» COLLECTED DATA:
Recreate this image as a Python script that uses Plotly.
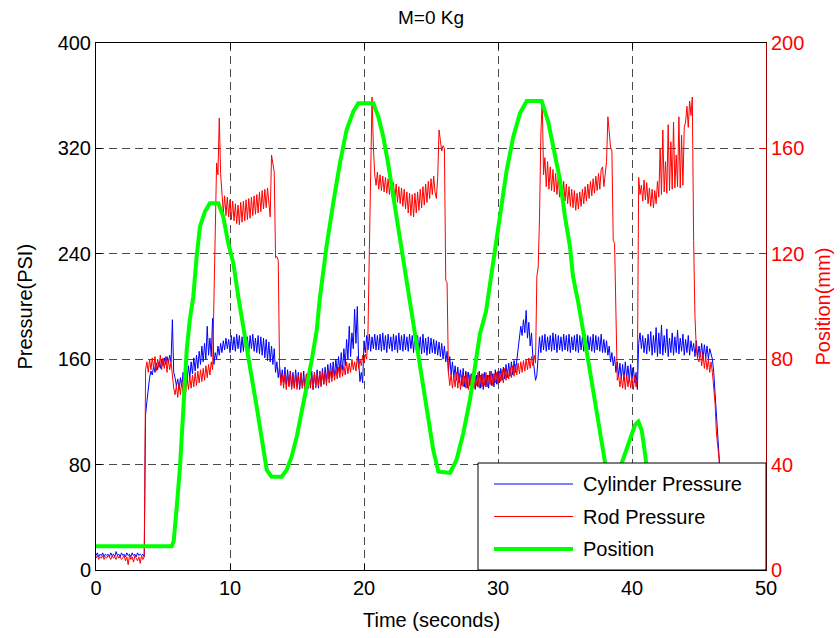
import numpy as np
import plotly.graph_objects as go

# Pressure records, sampled every 0.1 s from 0.0 s to 47.0 s
time_s = np.round(np.arange(0, 471) * 0.1, 1)

cylinder_psi = [
    11, 13, 10, 12, 11, 13, 10, 12, 11, 12,
    10, 13, 11, 12, 10, 14, 11, 12, 10, 13,
    11, 12, 10, 13, 11, 12, 10, 13, 11, 12,
    10, 13, 11, 12, 11, 12, 10, 118, 128, 140,
    146, 151, 148, 155, 150, 157, 152, 158, 153, 160,
    155, 161, 156, 162, 157, 163, 158, 190, 150, 146,
    140, 145, 137, 146, 139, 150, 141, 152, 144, 155,
    146, 158, 149, 161, 151, 163, 153, 166, 156, 170,
    158, 172, 160, 185, 163, 176, 162, 191, 156, 165,
    160, 170, 163, 172, 165, 174, 167, 176, 168, 175,
    165, 178, 167, 177, 166, 179, 168, 178, 165, 177,
    166, 179, 167, 177, 165, 178, 168, 179, 166, 176,
    165, 178, 164, 177, 163, 176, 161, 175, 159, 173,
    158, 170, 156, 168, 150, 158, 146, 155, 143, 152,
    142, 154, 141, 152, 140, 151, 139, 150, 138, 152,
    139, 150, 137, 149, 138, 151, 136, 148, 137, 150,
    138, 151, 137, 150, 139, 152, 138, 151, 140, 153,
    141, 154, 143, 156, 145, 157, 146, 158, 147, 160,
    149, 162, 150, 165, 152, 168, 155, 175, 160, 185,
    162, 180, 168, 198, 172, 200, 158, 143, 150, 142,
    174, 165, 178, 167, 179, 166, 177, 168, 179, 167,
    178, 167, 179, 166, 180, 167, 178, 165, 179, 168,
    177, 166, 179, 167, 178, 165, 180, 167, 178, 166,
    179, 167, 177, 166, 179, 168, 178, 165, 179, 167,
    178, 166, 177, 164, 179, 165, 176, 163, 177, 164,
    176, 165, 175, 164, 174, 163, 173, 162, 172, 160,
    170, 158, 166, 150, 162, 148, 158, 146, 155, 144,
    154, 142, 152, 140, 153, 139, 151, 138, 150, 140,
    149, 138, 150, 137, 148, 139, 151, 138, 149, 137,
    150, 139, 148, 138, 151, 140, 149, 139, 152, 141,
    151, 142, 153, 144, 154, 145, 156, 146, 157, 147,
    158, 148, 159, 150, 160, 165, 175, 185, 178, 190,
    180, 197, 176, 188, 170, 180, 162, 150, 144, 148,
    168, 177, 165, 178, 167, 179, 166, 177, 167, 178,
    166, 180, 167, 179, 165, 178, 167, 177, 166, 179,
    167, 178, 166, 179, 165, 177, 167, 178, 166, 179,
    165, 178, 167, 177, 166, 179, 165, 178, 167, 177,
    166, 179, 165, 178, 167, 177, 166, 179, 165, 175,
    165, 174, 163, 170, 158, 165, 155, 162, 150, 158,
    147, 157, 145, 156, 144, 158, 146, 155, 143, 156,
    145, 154, 142, 150, 137, 172, 180, 168, 178, 165,
    176, 164, 179, 166, 181, 163, 178, 165, 184, 162,
    180, 164, 186, 163, 178, 165, 183, 162, 176, 165,
    180, 163, 177, 165, 182, 164, 176, 166, 179, 163,
    175, 165, 178, 163, 174, 166, 172, 162, 174, 161,
    170, 162, 172, 160, 171, 161, 170, 160, 168, 163,
    160, 150, 135, 115, 100, 88, 70, 40, 15, 12,
    11,
]

rod_psi = [
    9, 11, 8, 10, 9, 11, 8, 10, 9, 11,
    10, 8, 11, 9, 10, 8, 11, 9, 10, 8,
    9, 11, 7, 10, 4, 11, 8, 10, 6, 11,
    9, 7, 10, 5, 11, 8, 10, 152, 158, 150,
    160, 152, 161, 153, 162, 151, 160, 154, 163, 152,
    161, 153, 162, 150, 160, 152, 158, 145, 138, 133,
    140, 131, 142, 133, 144, 134, 145, 135, 146, 137,
    147, 138, 148, 139, 150, 140, 151, 142, 152, 143,
    153, 144, 155, 146, 156, 148, 158, 152, 205, 253,
    309, 300, 343, 301, 285, 271, 284, 269, 283, 268,
    281, 266, 280, 265, 278, 263, 277, 262, 279, 264,
    280, 265, 281, 266, 282, 267, 283, 269, 284, 270,
    285, 271, 287, 272, 288, 274, 289, 275, 290, 276,
    268, 315, 308, 302, 237, 238, 235, 152, 140, 148,
    138, 149, 137, 148, 139, 150, 137, 147, 138, 149,
    137, 148, 139, 150, 138, 147, 136, 149, 138, 150,
    139, 148, 137, 150, 138, 149, 140, 151, 139, 150,
    141, 150, 140, 152, 142, 151, 143, 153, 144, 152,
    145, 154, 146, 156, 147, 155, 148, 158, 149, 157,
    150, 160, 152, 158, 151, 162, 153, 160, 155, 163,
    157, 164, 160, 182, 243, 296, 359, 321, 300, 292,
    302, 289, 300, 288, 299, 287, 298, 286, 297, 285,
    296, 283, 294, 281, 293, 279, 291, 278, 290, 276,
    289, 274, 287, 271, 286, 269, 285, 268, 286, 271,
    287, 273, 289, 275, 291, 277, 293, 279, 295, 282,
    297, 285, 299, 287, 282, 298, 334, 326, 318, 322,
    320, 220, 218, 150, 140, 149, 138, 148, 139, 150,
    138, 149, 137, 148, 139, 147, 138, 150, 137, 148,
    139, 149, 138, 147, 140, 150, 138, 148, 139, 149,
    140, 150, 139, 148, 141, 151, 140, 149, 142, 150,
    141, 151, 143, 152, 142, 153, 144, 152, 145, 154,
    146, 155, 147, 156, 148, 157, 149, 158, 150, 159,
    151, 160, 152, 161, 153, 162, 155, 163, 157, 223,
    230, 268, 331, 357, 300, 313, 291, 310, 289, 306,
    288, 304, 287, 301, 285, 299, 283, 297, 281, 295,
    280, 293, 278, 291, 276, 289, 275, 288, 273, 286,
    274, 287, 276, 289, 278, 291, 280, 293, 282, 295,
    284, 297, 286, 299, 288, 301, 289, 304, 306, 291,
    300, 310, 344, 330, 321, 318, 250, 248, 195, 144,
    148, 139, 147, 138, 149, 137, 148, 139, 147, 138,
    146, 137, 148, 139, 145, 298, 285, 292, 280, 296,
    281, 294, 278, 290, 276, 289, 275, 288, 278, 295,
    283, 320, 285, 334, 287, 310, 286, 338, 288, 325,
    289, 340, 290, 315, 291, 344, 290, 330, 292, 336,
    340, 352, 336, 356, 345, 359, 250, 192, 168, 160,
    158, 166, 155, 164, 153, 162, 152, 160, 150, 158,
    150, 139, 126, 104, 95, 84, 55, 25, 12, 10,
    10,
]

# Actuator position (mm) at the breakpoints of the recorded stroke
position_t = [
    0, 5.65, 5.8, 5.9, 6.07, 6.27, 6.39, 6.57, 6.77, 7.0, 7.26, 7.51, 7.76,
    8.13, 8.5, 9.13, 9.5, 9.87, 10.25, 10.62, 11.0, 11.49, 11.99, 12.36,
    12.74, 13.1, 13.86, 14.23, 14.6, 14.98, 15.35, 15.72, 16.1, 16.47, 16.7,
    17.2, 17.7, 18.2, 18.7, 19.2, 19.57, 20.7, 21.07, 21.44, 21.8, 22.19,
    22.56, 22.93, 23.3, 23.68, 23.93, 24.43, 24.8, 25.17, 25.55, 26.42, 26.9,
    27.41, 27.9, 28.28, 28.66, 29.1, 29.65, 30.15, 30.65, 31.14, 31.64, 32.14,
    33.26, 33.75, 34.13, 34.63, 35.0, 35.37, 35.6, 36.0, 36.6, 37.1, 37.6,
    38.0, 38.5, 38.9, 39.23, 39.73, 40.22, 40.47, 40.72, 40.97, 41.3, 41.8,
    42.2, 47.0,
]
position_mm = [
    9, 9, 11, 16, 26.6, 39.2, 49.3, 64.5, 83.5, 95, 103.7, 118.9, 130.3,
    136, 139.2, 139.2, 134, 124, 116.4, 103.7, 91, 77, 62, 49.3,
    38, 35.4, 35.4, 38, 43, 50.6, 59.5, 69.6, 79.7, 91, 103,
    122.7, 139.2, 154.3, 167, 174, 177.1, 177.1, 172, 164.4, 154.3, 141.7,
    131.6, 118.9, 106.3, 93.6, 85, 70.9, 58.2, 45.5, 37.3, 36.9, 41.7,
    51.9, 64.5, 77.2, 89.8, 98, 116.4, 135.4, 151.8, 164.4, 173.3, 178,
    178, 170, 161, 148, 134, 122.7, 111.3, 101.2, 83.5, 68.3, 53.1,
    40.5, 30, 32, 40.5, 48.1, 55, 56.3, 53.1, 44.3, 30, 15,
    9, 9,
]

x_ticks = [0, 10, 20, 30, 40, 50]
psi_ticks = [0, 80, 160, 240, 320, 400]
mm_ticks = [0, 40, 80, 120, 160, 200]

series_names = ["Cylinder Pressure", "Rod Pressure", "Position"]
series_colors = ["#0000ff", "#ff0000", "#00ff00"]
series_widths = [1, 1, 4]

FONT = "Liberation Sans, Arial, Helvetica, sans-serif"
W, H = 840, 638
ML, MR, MT, MB = 96, 74, 43, 68
PW, PH = W - ML - MR, H - MT - MB

fig = go.Figure()
fig.add_trace(go.Scatter(x=time_s, y=cylinder_psi, name=series_names[0], mode="lines",
                         line=dict(color=series_colors[0], width=series_widths[0]),
                         showlegend=False))
fig.add_trace(go.Scatter(x=time_s, y=rod_psi, name=series_names[1], mode="lines",
                         line=dict(color=series_colors[1], width=series_widths[1]),
                         showlegend=False))
fig.add_trace(go.Scatter(x=position_t, y=position_mm, name=series_names[2], mode="lines",
                         line=dict(color=series_colors[2], width=series_widths[2]),
                         yaxis="y2", showlegend=False))

grid_style = dict(showgrid=True, gridcolor="#4a4a4a", gridwidth=1, griddash="8px,5px")

fig.update_layout(
    width=W, height=H,
    margin=dict(l=ML, r=MR, t=MT, b=MB, pad=0),
    paper_bgcolor="white", plot_bgcolor="white",
    font=dict(family=FONT, size=20, color="black"),
    title=dict(text="M=0 Kg", x=0.5, xref="paper", xanchor="center",
               y=1 - 17 / H, yref="container", yanchor="middle",
               font=dict(family=FONT, size=19, color="black")),
    xaxis=dict(range=[0, 50], tickvals=x_ticks, ticks="inside", ticklen=6,
               tickcolor="black", showline=True, linecolor="black", linewidth=1,
               mirror="ticks", zeroline=False, tickfont=dict(size=20, color="black"),
               **grid_style),
    yaxis=dict(range=[0, 400], tickvals=psi_ticks, ticks="inside", ticklen=6,
               tickcolor="black", showline=True, linecolor="black", linewidth=1,
               zeroline=False, tickfont=dict(size=20, color="black"), **grid_style),
    yaxis2=dict(range=[0, 200], tickvals=mm_ticks, overlaying="y", side="right",
                ticks="inside", ticklen=6, tickcolor="#e00000", showline=True,
                linecolor="#a00000", linewidth=1, showgrid=False, zeroline=False,
                tickfont=dict(size=20, color="#ff0000")),
)

# Axis titles
fig.add_annotation(text="Time (seconds)", xref="paper", yref="paper", x=0.5, y=0,
                   yshift=-50, showarrow=False, yanchor="middle",
                   font=dict(size=20, color="black"))
fig.add_annotation(text="Pressure(PSI)", xref="paper", yref="paper", x=0, y=0.5,
                   xshift=-72, showarrow=False, textangle=-90, xanchor="center",
                   yanchor="middle", font=dict(size=20, color="black"))
fig.add_annotation(text="Position(mm)", xref="paper", yref="paper", x=1, y=0.5,
                   xshift=56, showarrow=False, textangle=-90, xanchor="center",
                   yanchor="middle", font=dict(size=20, color="#ff0000"))

# Legend box in the lower right corner of the axes
box_x0 = (478 - ML) / PW
box_top = (570 - 463) / PH
fig.add_shape(type="rect", xref="paper", yref="paper", x0=box_x0, x1=1, y0=0, y1=box_top,
              fillcolor="white", line=dict(color="black", width=1), layer="above")
key_x0 = (494 - ML) / PW
key_x1 = (573 - ML) / PW
text_x = (581 - ML) / PW
for i, (name, color, width) in enumerate(zip(series_names, series_colors, series_widths)):
    row_y = (570 - (484 + 32.5 * i)) / PH
    fig.add_shape(type="line", xref="paper", yref="paper", x0=key_x0, x1=key_x1,
                  y0=row_y, y1=row_y, line=dict(color=color, width=width), layer="above")
    fig.add_annotation(text=name, xref="paper", yref="paper", x=text_x, y=row_y,
                       xanchor="left", yanchor="middle", showarrow=False,
                       font=dict(size=20, color="black"))

fig.write_html("out.html")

» PROBLEM TO SOLVE:
Output exactly the span of lines from the top of the listing through the line holding "time_s = np.round(np.arange(0, 471) * 0.1, 1)", and leave every picture out.

» REPLY TO THE EXERCISE:
Recreate this image as a Python script that uses Plotly.
import numpy as np
import plotly.graph_objects as go

# Pressure records, sampled every 0.1 s from 0.0 s to 47.0 s
time_s = np.round(np.arange(0, 471) * 0.1, 1)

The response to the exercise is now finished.